И Голявкин занимался этим, без каких-либо подрывных целей, непосредственно и лукаво. Он остраннял привычные жизненные ситуации взглядом ребенка, позже — простака или аутсайдера, которому непонятны общепринятые условности: «Меня низкие потолки вообще не трогают, я их даже не замечаю, а столько разговоров об этих потолках». Средства он при этом использовал в основном языковые, как в детских считалках и дразнилках — повторы, преувеличения, абракадабру. Голявкин написал в такой манере немало коротких рассказов, подходящих под рубрику «смешные случаи на уроках» (или на экзамене, или на улице, в филармонии, в бане).

Постепенно в этот «детский мир» стали проникать мотивы гротескные, а то и жутковатые, как в миниатюре «Дверь»:

«Эта дверь была без петель.

И она была без дверной ручки.

И в ней не было замочной скважины.

И это была не совсем дверь.

И вообще это была не дверь.

Она покоилась на двух стульях,

И на ней лежал мертвый отец».

Весь эффект тут — в ударной, зловеще обманывающей ожидания концовке. В рассказе «Это было вчера» бытовая, казалось бы, ситуация вдруг переходит в фантасмагорический план и завершается смертью и похоронами Кошкина, смешливого соседа рассказчика. Но есть еще и эпилог:

«На следующее утро Кошкин позвал меня из своей комнаты. <...> Это меня удивило, так как он вчера умер. Я вошел к нему. Он сидел на диване и читал книгу.

— Ты же умер, — сказал я ему.

— Это было вчера, — сказал он просто».

И то сказать — что может быть естественнее тесного соседства жизни и смерти, их взаимной диффузии? Наверное, из всех писателей, о которых здесь пойдет речь, Голявкин был самым органичным носителем гротескового мировосприятия.

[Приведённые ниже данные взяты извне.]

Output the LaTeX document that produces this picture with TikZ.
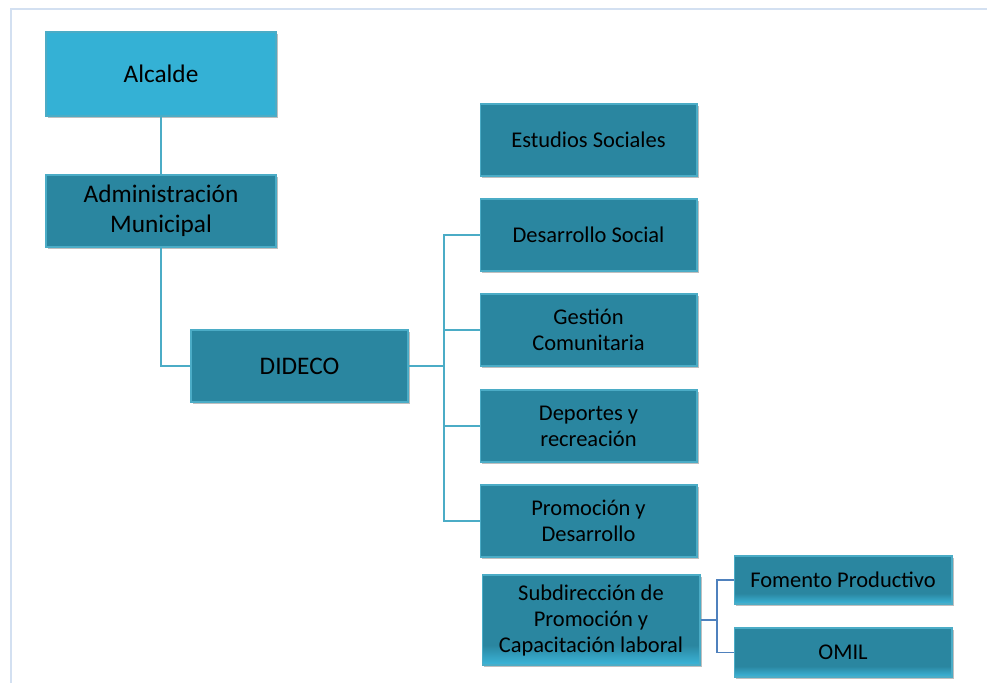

Борис Вахтин, синолог и переводчик с китайского, один из лидеров неофициальной ленинградской литературы, организатор группы «Горожане», начал писать, как и Голявкин, в конце 1950-х годов. Литературные его амбиции, однако, уже тогда были более широкими и «содержательными». В центре его размышлений и художественных поисков пребывала загадка «России-сфинкса» — и в своих повестях и рассказах писатель стремился если не разрешить роковые вопросы российского антиномичного бытия, то по крайней мере найти яркие и неизбитые формы для их постановки.

В первой своей большой вещи «Три повести с тремя эпилогами» он создает лаконичные и выразительные эскизы жизни современного города, помещенные, однако, в широкую историческую и метаисторическую перспективу. Здесь плоскость обыденного вздыблена и искривлена авторской стилистикой, по словесной экспрессии и энергетике приближающейся к поэтической.

В сложно построенном триптихе (эпилоги образуют здесь дополнительную смысловую надстройку) автор пристально вглядывается в устройство современной ему российской жизни, через образы «архетипических героев» стремится нащупать и наглядно представить ее психологические и духовные доминанты. В первой части, «Летчик Тютчев — испытатель», возникает проникновенный образ Дома — вместилища роевого начала — с примыкающим двором, с густой атмосферой коммунального быта/бытия, основополагающего для советской цивилизации. Здесь взволнованная, захлебывающаяся речь героя-рассказчика (автора?) вытесняет прямые смыслы на поля повествования, а в центре оказывается эмоционально напряженная, чуть ли не эль-грековская гротескная образность. Вот характерные примеры:

«Нога моей женщины Нонны — это не нога, это подвиг.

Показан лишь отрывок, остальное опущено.